[START OF EXERCISE MATERIAL]
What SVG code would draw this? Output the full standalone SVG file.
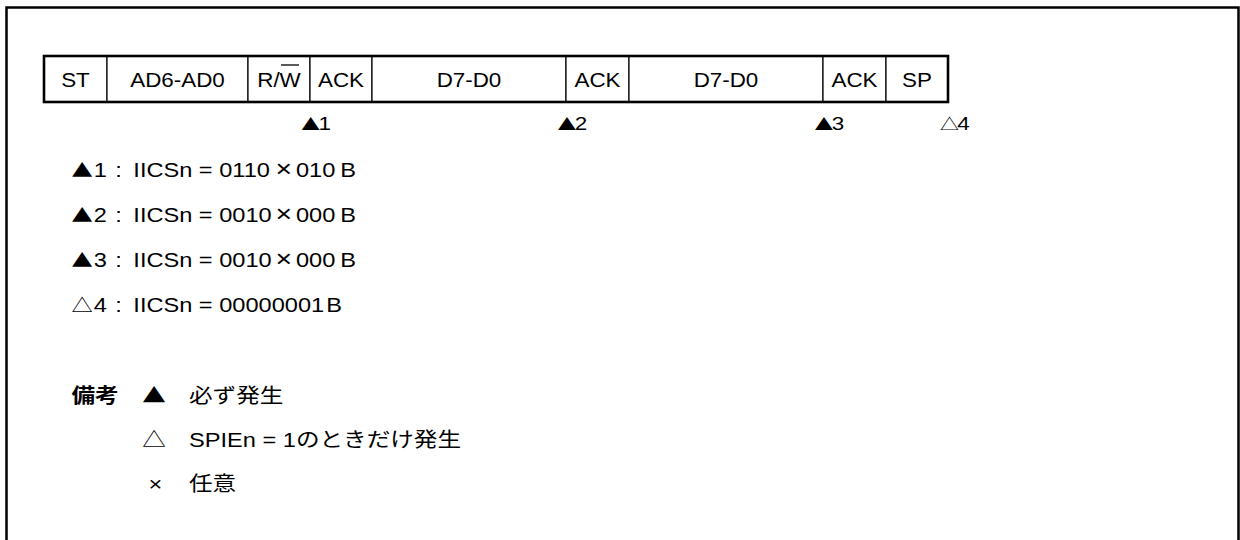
<svg xmlns="http://www.w3.org/2000/svg" width="1240" height="540" viewBox="0 0 1240 540">
<style>
.frame{fill:none;stroke:#000;stroke-width:2.5}
.cell{fill:#fff;stroke:#000;stroke-width:1.2}
.outline{fill:none;stroke:#000;stroke-width:2.6}
.t{transform:scale(1.18,1);font-family:"Liberation Sans","Noto Sans CJK JP",sans-serif;fill:#000}
.tr{transform:scale(1.12,1);font-family:"Liberation Sans","Noto Sans CJK JP",sans-serif;fill:#000}
.lbl{font-size:20px;text-anchor:middle}
.mk{font-size:19px}
.sym{font-family:"Noto Sans CJK JP",sans-serif}
.ls{font-size:20px}
.x{font-size:24px}
.jp{font-family:"Noto Sans CJK JP",sans-serif;font-size:20px}
.b{font-weight:bold}
</style>
<rect width="1240" height="540" fill="#fff"/>
<path class="frame" d="M6.5,541 V7.5 H1238.5 V541"/>

<g id="frame-row">
<g id="cell-st"><rect class="cell" x="44" y="56" width="63" height="46"/><text class="tr lbl" x="67.41" y="87">ST</text></g>
<g id="cell-addr"><rect class="cell" x="107" y="56" width="141" height="46"/><text class="tr lbl" x="158.48" y="87">AD6-AD0</text></g>
<g id="cell-rw"><rect class="cell" x="248" y="56" width="62" height="46"/><text class="tr lbl" x="249.11" y="87">R/W</text><line x1="281" y1="65" x2="299" y2="65" stroke="#000" stroke-width="1.3"/></g>
<g id="cell-ack1"><rect class="cell" x="310" y="56" width="62" height="46"/><text class="tr lbl" x="304.46" y="87">ACK</text></g>
<g id="cell-data1"><rect class="cell" x="372" y="56" width="194" height="46"/><text class="tr lbl" x="418.75" y="87">D7-D0</text></g>
<g id="cell-ack2"><rect class="cell" x="566" y="56" width="63" height="46"/><text class="tr lbl" x="533.48" y="87">ACK</text></g>
<g id="cell-data2"><rect class="cell" x="629" y="56" width="194" height="46"/><text class="tr lbl" x="648.21" y="87">D7-D0</text></g>
<g id="cell-ack3"><rect class="cell" x="823" y="56" width="63" height="46"/><text class="tr lbl" x="762.95" y="87">ACK</text></g>
<g id="cell-sp"><rect class="cell" x="886" y="56" width="62" height="46"/><text class="tr lbl" x="818.75" y="87">SP</text></g>
<rect class="outline" x="44" y="56" width="904" height="46"/>
</g>

<g id="markers">
<text class="t mk" y="130"><tspan class="sym" font-size="16" x="255.4">▲</tspan><tspan x="270">1</tspan></text>
<text class="t mk" y="130"><tspan class="sym" font-size="16" x="472.4">▲</tspan><tspan x="487">2</tspan></text>
<text class="t mk" y="130"><tspan class="sym" font-size="16" x="690.2">▲</tspan><tspan x="704.8">3</tspan></text>
<text class="t mk" y="130"><tspan class="sym" font-size="16" x="796.6">△</tspan><tspan x="811.2">4</tspan></text>
</g>

<g id="list">
<text class="t ls" y="177"><tspan class="sym" font-size="18" x="60.6">▲</tspan><tspan x="79.5">1</tspan><tspan x="97.6">:</tspan><tspan x="113">IICSn = 0110</tspan><tspan class="x" x="233.4" dy="0.5">×</tspan><tspan x="250.8" dy="-0.5">010</tspan><tspan x="288.4">B</tspan></text>
<text class="t ls" y="222"><tspan class="sym" font-size="18" x="60.6">▲</tspan><tspan x="79.5">2</tspan><tspan x="97.6">:</tspan><tspan x="113">IICSn = 0010</tspan><tspan class="x" x="233.4" dy="0.5">×</tspan><tspan x="250.8" dy="-0.5">000</tspan><tspan x="288.4">B</tspan></text>
<text class="t ls" y="267"><tspan class="sym" font-size="18" x="60.6">▲</tspan><tspan x="79.5">3</tspan><tspan x="97.6">:</tspan><tspan x="113">IICSn = 0010</tspan><tspan class="x" x="233.4" dy="0.5">×</tspan><tspan x="250.8" dy="-0.5">000</tspan><tspan x="288.4">B</tspan></text>
<text class="t ls" y="312"><tspan class="sym" font-size="18" x="60.6">△</tspan><tspan x="79.5">4</tspan><tspan x="97.6">:</tspan><tspan x="113">IICSn = 00000001</tspan><tspan x="276.5">B</tspan></text>
</g>

<g id="remarks">
<text class="t jp b" x="60.6" y="403">備考</text>
<text class="t jp" x="120.5" y="403">▲</text>
<text class="t jp" x="160.2" y="403">必ず発生</text>
<text class="t jp" x="120.5" y="447">△</text>
<text class="t ls" x="160.2" y="447">SPIEn = 1<tspan class="sym">のときだけ発生</tspan></text>
<text class="t ls" x="125.8" y="491">×</text>
<text class="t jp" x="160.2" y="491">任意</text>
</g>
</svg>
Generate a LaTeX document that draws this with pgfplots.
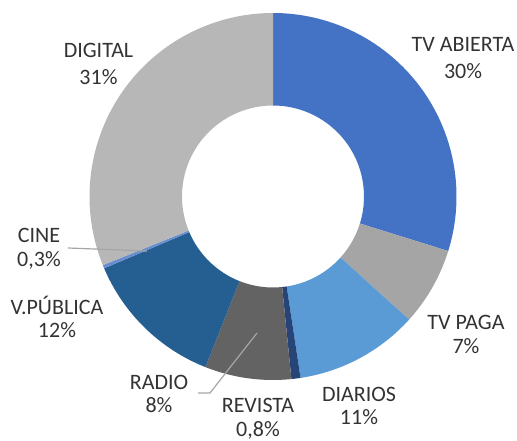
\documentclass[border=0pt]{standalone}
\usepackage{pgfplots}
\pgfplotsset{compat=1.18}
\usepackage{pgfplotstable}
\usepackage{fontspec}
\setmainfont{Carlito}

\definecolor{c1}{HTML}{4472C4}
\definecolor{c2}{HTML}{A5A5A5}
\definecolor{c3}{HTML}{5B9BD5}
\definecolor{c4}{HTML}{264478}
\definecolor{c5}{HTML}{636363}
\definecolor{c6}{HTML}{255E91}
\definecolor{c7}{HTML}{698ED0}
\definecolor{c8}{HTML}{B7B7B7}
\definecolor{txt}{HTML}{333333}
\definecolor{leader}{HTML}{A6A6A6}

\tikzset{lbl/.style={inner sep=0pt, text height=7.1pt, text depth=0pt,
    font=\fontsize{11}{12}\selectfont, text=txt}}

% share in percent, clockwise from 12 o'clock
\pgfplotstableread[col sep=comma]{
name,value,color
TV ABIERTA,29.8,c1
TV PAGA,6.9,c2
DIARIOS,10.9,c3
REVISTA,0.8,c4
RADIO,7.6,c5
V.PUBLICA,12.6,c6
CINE,0.3,c7
DIGITAL,31.1,c8
}\piedata

\newcommand{\lab}[5]{%
  \node[lbl] at (axis cs:#1,#2) {#4};
  \node[lbl] at (axis cs:#1,#3) {#5};}

\begin{document}
\begin{tikzpicture}
\path[use as bounding box] (0,0) rectangle (258.5pt,220pt);
\begin{axis}[
  hide axis,
  x=0.5pt, y=0.5pt,
  xmin=0, xmax=517, ymin=0, ymax=440,
  clip=false,
]
\pgfplotsextra{
  \pgfplotstablegetrowsof{\piedata}
  \pgfmathtruncatemacro\lastrow{\pgfplotsretval-1}
  \gdef\cum{0}
  \foreach \i in {0,...,\lastrow}{
    \pgfplotstablegetelem{\i}{value}\of\piedata
    \pgfmathsetmacro\a{90-3.6*\cum}
    \pgfmathsetmacro\newcum{\cum+\pgfplotsretval}
    \pgfmathsetmacro\b{90-3.6*\newcum}
    \xdef\cum{\newcum}
    \pgfplotstablegetelem{\i}{color}\of\piedata
    \edef\col{\pgfplotsretval}
    \fill[\col] ([shift={(\a:45.5pt)}]axis cs:273,243.5)
      -- ([shift={(\a:91.75pt)}]axis cs:273,243.5)
      arc[start angle=\a, end angle=\b, radius=91.75pt]
      -- ([shift={(\b:45.5pt)}]axis cs:273,243.5)
      arc[start angle=\b, end angle=\a, radius=45.5pt] -- cycle;
  }
}
% leader lines
\draw[leader, line width=0.6pt] (axis cs:68,192) -- (axis cs:147,189);
\draw[leader, line width=0.6pt] (axis cs:198,47) -- (axis cs:210,47) -- (axis cs:257,107);
% data labels
\lab{463}{395.5}{369}{TV ABIERTA}{30\%}
\lab{466}{117.5}{94}{TV PAGA}{7\%}
\lab{359}{46}{22.5}{DIARIOS}{11\%}
\lab{258}{35}{11}{REVISTA}{0,8\%}
\lab{159}{57.5}{34.5}{RADIO}{8\%}
\lab{57}{132.5}{109.5}{V.PÚBLICA}{12\%}
\lab{39}{204.5}{180.5}{CINE}{0,3\%}
\lab{98.5}{390}{363}{DIGITAL}{31\%}
\end{axis}
\end{tikzpicture}
\end{document}
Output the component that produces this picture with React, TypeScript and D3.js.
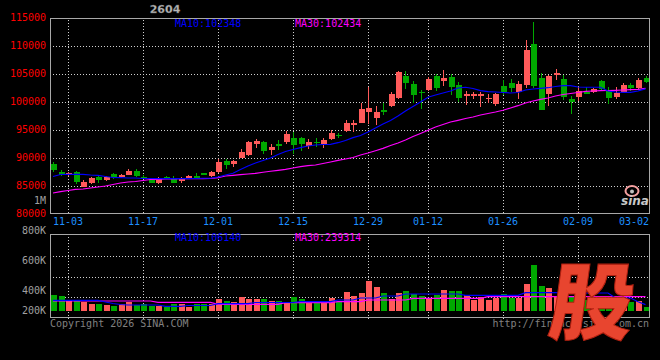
import React from "react";
import * as d3 from "d3";

const dates = [
  "10-30","10-31",
  "11-03","11-04","11-05","11-06","11-07","11-10","11-11","11-12","11-13","11-14",
  "11-17","11-18","11-19","11-20","11-21","11-24","11-25","11-26","11-27","11-28",
  "12-01","12-02","12-03","12-04","12-05","12-08","12-09","12-10","12-11","12-12",
  "12-15","12-16","12-17","12-18","12-19","12-22","12-23","12-24","12-25","12-26",
  "12-29","12-30","12-31",
  "01-05","01-06","01-07","01-08","01-09","01-12","01-13","01-14","01-15","01-16",
  "01-19","01-20","01-21","01-22","01-23","01-26","01-27","01-28","01-29","01-30",
  "02-02","02-03","02-04","02-05","02-06","02-09","02-10","02-11","02-12","02-13",
  "02-24","02-25","02-26","02-27","03-02"
];

const open = [88930,87500,87090,87500,84820,85480,86550,86070,87090,86550,86960,87730,86660,86300,85590,86660,86300,85950,86300,86790,87270,86840,87500,89460,88980,90000,90540,92550,92860,91430,92500,92860,93630,93630,92200,92860,92450,93390,94160,94820,95890,96300,98210,97200,98520,99290,100710,104640,103210,101840,102140,104700,103800,104460,102980,101070,101070,101070,100590,99730,102860,103390,101790,103040,110360,104290,101430,104820,104110,100540,100890,101840,101730,103750,102230,100890,101840,103040,102550,104340];
const high = [89290,87860,87450,87680,86070,86610,86790,86790,87270,87200,87980,88090,86960,86430,86660,86840,86790,86550,87020,87270,87380,87730,89770,89880,89590,91610,93040,93390,93040,92450,93210,94820,94590,93750,93390,93630,93520,95000,94520,96790,96730,99880,102730,99290,99880,101840,105540,105540,103800,102140,104520,104950,105710,105000,103520,101960,101790,101790,101380,101660,103930,104050,103750,111070,114230,105130,104820,105890,104820,101070,102680,102630,102550,103930,102680,102730,103340,103450,104340,104700];
const low = [87500,86790,86790,85360,84820,85360,85590,85950,86250,86430,86910,86660,86200,85480,85360,86300,85480,85590,86200,86200,86910,86610,87270,88090,88390,89950,90360,91730,90770,90540,91430,92550,90660,91250,91610,91960,91840,93270,93630,94700,94700,96200,96070,95890,97680,99160,100590,102380,99880,98800,102020,102020,102860,101200,100000,99460,100540,99160,99770,99290,101250,101730,100540,102500,102450,98570,99340,103880,100410,97860,100180,101380,101550,102140,99590,100540,101550,101960,102320,103340];
const close = [87860,86960,87320,85710,85710,86480,86070,86660,86610,87020,87730,86790,86430,85590,86300,86480,85590,86300,86730,86300,86960,87550,89340,88750,89410,91070,92860,93040,91250,92020,92200,94290,92320,92450,92910,92680,93270,94460,93930,96250,96250,98750,98930,98210,98210,101430,105360,103450,101200,101550,104110,102500,104290,102680,100800,101380,101380,101430,100800,101430,101840,102500,103160,109290,102860,98570,104640,105180,100950,100050,101880,101480,102320,102320,100630,101610,103040,102450,103930,103570];
const volume = [267200,250500,172000,183700,155300,116900,116900,100200,83500,116900,155300,100200,116900,83500,83500,71800,116900,116900,71800,116900,116900,116900,200400,167000,155300,233800,200400,200400,200400,167000,167000,155300,233800,200400,155300,155300,155300,217100,155300,317300,250500,300600,501000,400800,300600,200400,300600,334000,283900,250500,200400,262200,350700,334000,334000,267200,183700,233800,183700,217100,283900,217100,217100,450900,768200,417500,384100,250500,238800,250500,217100,183700,183700,250500,217100,183700,217100,150300,167000,71800];

const ma10 = [86700,87050,87090,87090,87090,86960,86880,86700,86520,86480,86430,86430,86340,86340,86300,86300,86300,86300,86300,86340,86380,86380,86610,86960,87270,87950,88570,89110,89550,90000,90630,91160,91520,91840,92140,92320,92410,92450,92730,93130,93630,94020,94640,95360,96070,96700,97500,98390,99200,100000,100840,101250,101610,101960,102500,102630,102410,102020,101840,101790,101700,101610,101700,102140,102320,102450,102550,102770,102910,102910,102680,102630,102630,102630,101960,101790,101730,101730,101960,102348];
const ma30 = [83750,83980,84200,84380,84460,84640,84820,85000,85270,85540,85710,85800,85980,86160,86200,86250,86290,86300,86300,86300,86300,86340,86480,86790,86910,87020,87140,87270,87450,87630,87800,87980,88210,88450,88630,88750,89020,89290,89590,89820,90090,90540,90890,91300,91730,92230,92680,93210,93840,94380,94950,95540,95980,96430,96730,97050,97320,97680,97950,98210,98520,98930,99340,99820,100180,100480,100710,101070,101340,101520,101700,101880,101960,102020,102050,102090,102140,102200,102270,102434];
const volMa10 = [178700,178700,178700,178700,178700,178700,178700,150000,125000,108600,100200,100200,100200,100200,100200,78500,78500,78500,91900,91900,91900,91900,121900,121900,121900,121900,121900,142000,142000,142000,142000,142000,142000,155300,155300,155300,155300,155300,183700,183700,183700,217100,217100,217100,250500,250500,250500,283900,283900,283900,283900,283900,283900,283900,283900,262200,262200,262200,262200,262200,262200,262200,262200,305600,305600,305600,305600,305600,300600,300600,300600,300600,300600,300600,300600,217100,217100,217100,155300,106140];
const volMa30 = [167000,167000,167000,167000,167000,167000,167000,167000,167000,167000,167000,167000,167000,167000,145300,145300,145300,145300,145300,145300,145300,145300,111900,111900,111900,111900,111900,111900,111900,111900,111900,138600,138600,138600,138600,138600,138600,138600,155300,155300,155300,155300,183700,183700,183700,183700,183700,183700,212100,212100,212100,212100,212100,212100,212100,212100,212100,212100,238800,238800,238800,238800,238800,238800,238800,238800,238800,238800,238800,238800,238800,238800,238800,238800,238800,238800,238800,238800,238800,239314];

const priceTicks = [115000,110000,105000,100000,95000,90000,85000,80000];
const volTicks = [1000000,800000,600000,400000,200000];
const volTickLabels = ["1M","800K","600K","400K","200K"];
const dateTicks = ["11-03","11-17","12-01","12-15","12-29","01-12","01-26","02-09","03-02"];

const MAIN = { left: 50, right: 649, top: 18, bottom: 214 };
const VOL = { top: 235, bottom: 318, base: 311 };
const FONT = "'DejaVu Sans Mono', 'Liberation Mono', monospace";
const RED = "#ff5a5a";
const GREEN = "#00a800";
const GRID = "#d0d0d0";
const BORDER = "#a8a8a8";

export default function App() {
  const n = dates.length;
  const x = d3.scaleLinear().domain([0, n - 1]).range([53, 645.5]);
  const y = d3.scaleLinear().domain([80000, 115000]).range([MAIN.bottom, MAIN.top]);
  const yv = d3.scaleLinear().domain([0, 1000000]).range([VOL.base, VOL.base - 1000000 / 16700]);
  const volLabelY = d3.scaleLinear().domain([1000000, 400000]).range([200, 290.7]);

  const lineP = d3.line<number>().x((_, i) => x(i)).y((d) => y(d));
  const lineV = d3.line<number>().x((_, i) => x(i)).y((d) => yv(d));

  const tickIdx = dateTicks.map((t) => dates.indexOf(t));
  const labelW = 5 * 6.02;
  const tickInfo = tickIdx.map((i, k) => {
    let cx = x(i);
    cx = Math.max(MAIN.left + labelW / 2, Math.min(MAIN.right - labelW / 2, cx));
    return { cx, label: dateTicks[k], grid: k < dateTicks.length - 1 };
  });

  const volGrid = d3.range(1, 4).map((k) => VOL.top + (k * (VOL.bottom - VOL.top)) / 4);

  const up = (i: number) => close[i] >= open[i];
  const bw = 6;

  return (
    <svg width={660} height={360} style={{ position: "absolute", left: 0, top: 0, background: "#000" }}>
      <rect x={0} y={0} width={660} height={360} fill="#000" />
      {/* title */}
      <text x={165} y={13} textAnchor="middle" fontFamily="'DejaVu Sans', sans-serif" fontWeight="bold" fontSize={11} fill="#b8b8b8" stroke="#606060" strokeWidth={0.3}>2604</text>

      {/* main grid */}
      <g shapeRendering="crispEdges">
        {priceTicks.filter((v) => v > 80000 && v < 115000).map((v) => (
          <line key={v} x1={MAIN.left} x2={MAIN.right} y1={Math.round(y(v)) + 0.5} y2={Math.round(y(v)) + 0.5} stroke={GRID} strokeDasharray="1,2" />
        ))}
        {tickInfo.filter((t) => t.grid).map((t) => (
          <line key={t.label} x1={Math.round(t.cx) + 0.5} x2={Math.round(t.cx) + 0.5} y1={MAIN.top + 2} y2={MAIN.bottom} stroke={GRID} strokeDasharray="1,2" />
        ))}
        {volGrid.map((g) => (
          <line key={g} x1={MAIN.left} x2={MAIN.right} y1={Math.round(g) + 0.5} y2={Math.round(g) + 0.5} stroke={GRID} strokeDasharray="1,2" />
        ))}
        {tickInfo.filter((t) => t.grid).map((t) => (
          <line key={"v" + t.label} x1={Math.round(t.cx) + 0.5} x2={Math.round(t.cx) + 0.5} y1={VOL.top + 2} y2={VOL.bottom + 3} stroke={GRID} strokeDasharray="1,2" />
        ))}
      </g>

      {/* candles */}
      <g shapeRendering="crispEdges">
        {dates.map((d, i) => {
          const cx = Math.round(x(i));
          const c = up(i) ? RED : GREEN;
          const top = y(Math.max(open[i], close[i]));
          const bot = y(Math.min(open[i], close[i]));
          return (
            <g key={d}>
              <line x1={cx + 0.5} x2={cx + 0.5} y1={y(high[i])} y2={y(low[i])} stroke={c} />
              <rect x={cx - bw / 2 + 0.5} y={top} width={bw} height={Math.max(1.2, bot - top)} fill={c} />
            </g>
          );
        })}
      </g>
      <path d={lineP(ma30) || ""} fill="none" stroke="#ff00ff" strokeWidth={1.2} />
      <path d={lineP(ma10) || ""} fill="none" stroke="#0000ff" strokeWidth={1.2} />

      {/* volume bars */}
      <g shapeRendering="crispEdges">
        {dates.map((d, i) => {
          const cx = Math.round(x(i));
          return <rect key={d} x={cx - bw / 2 + 0.5} y={yv(volume[i])} width={bw} height={VOL.base - yv(volume[i])} fill={up(i) ? RED : GREEN} />;
        })}
      </g>
      <path d={lineV(volMa30) || ""} fill="none" stroke="#ff00ff" strokeWidth={1.2} />
      <path d={lineV(volMa10) || ""} fill="none" stroke="#0000ff" strokeWidth={1.2} />

      {/* frames */}
      <g shapeRendering="crispEdges" fill="none" stroke={BORDER}>
        <rect x={MAIN.left + 0.5} y={MAIN.top + 0.5} width={MAIN.right - MAIN.left} height={MAIN.bottom - MAIN.top - 1} />
        <rect x={MAIN.left + 0.5} y={VOL.top - 0.5} width={MAIN.right - MAIN.left} height={VOL.bottom - VOL.top} />
      </g>

      {/* legends */}
      <g fontFamily={FONT} fontSize={10}>
        <text x={175} y={27} fill="#0000ff">MA10:{ma10[n - 1]}</text>
        <text x={295} y={27} fill="#ff00ff">MA30:{ma30[n - 1]}</text>
        <text x={175} y={241} fill="#0000ff">MA10:{volMa10[n - 1]}</text>
        <text x={295} y={241} fill="#ff00ff">MA30:{volMa30[n - 1]}</text>
      </g>

      {/* price labels */}
      <g fontFamily={FONT} fontSize={10} textAnchor="end">
        {priceTicks.map((v) => (
          <text key={v} x={46} y={y(v) + 2.5} fill="#ff0000">{v}</text>
        ))}
        {volTicks.map((v, k) => (
          <text key={v} x={46} y={Math.min(volLabelY(v), 310.7) + 3.6} fill="#a0a0a0">{volTickLabels[k]}</text>
        ))}
      </g>

      {/* date labels */}
      <g fontFamily={FONT} fontSize={10} textAnchor="middle" fill="#1e90ff">
        {tickInfo.map((t) => (
          <text key={t.label} x={t.cx} y={225}>{t.label}</text>
        ))}
      </g>

      {/* sina mark */}
      <g>
        <ellipse cx={632} cy={191} rx={6.5} ry={5} fill="none" stroke="#f4a0a0" strokeWidth={2} />
        <circle cx={632} cy={191.5} r={2} fill="#c0c0c0" />
        <text x={635} y={205} textAnchor="middle" fontFamily="'DejaVu Sans', sans-serif" fontStyle="italic" fontWeight="bold" fontSize={12} fill="#c8c8c8">sina</text>
      </g>

      {/* footer */}
      <g fontFamily={FONT} fontSize={10} fill="#808080">
        <text x={50} y={327}>Copyright 2026 SINA.COM</text>
        <text x={649} y={327} textAnchor="end">http://finance.sina.com.cn</text>
      </g>

      {/* big logo */}
      <text x={593} y={333} textAnchor="middle" fontFamily="'Noto Sans CJK SC', sans-serif" fontWeight="900" fontSize={84} fill="#e8452f" stroke="#b02010" strokeWidth={1} transform="translate(593,0) skewX(-8) translate(-593,0)" transform-origin="593 300">股</text>
    </svg>
  );
}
[END OF EXERCISE MATERIAL]
Above are some records; extract exactly the lines from the one containing "Output the component" through the one containing "import * as" and drop the pictures.

Output the component that produces this picture with React, TypeScript and D3.js.
import React from "react";
import * as d3 from "d3";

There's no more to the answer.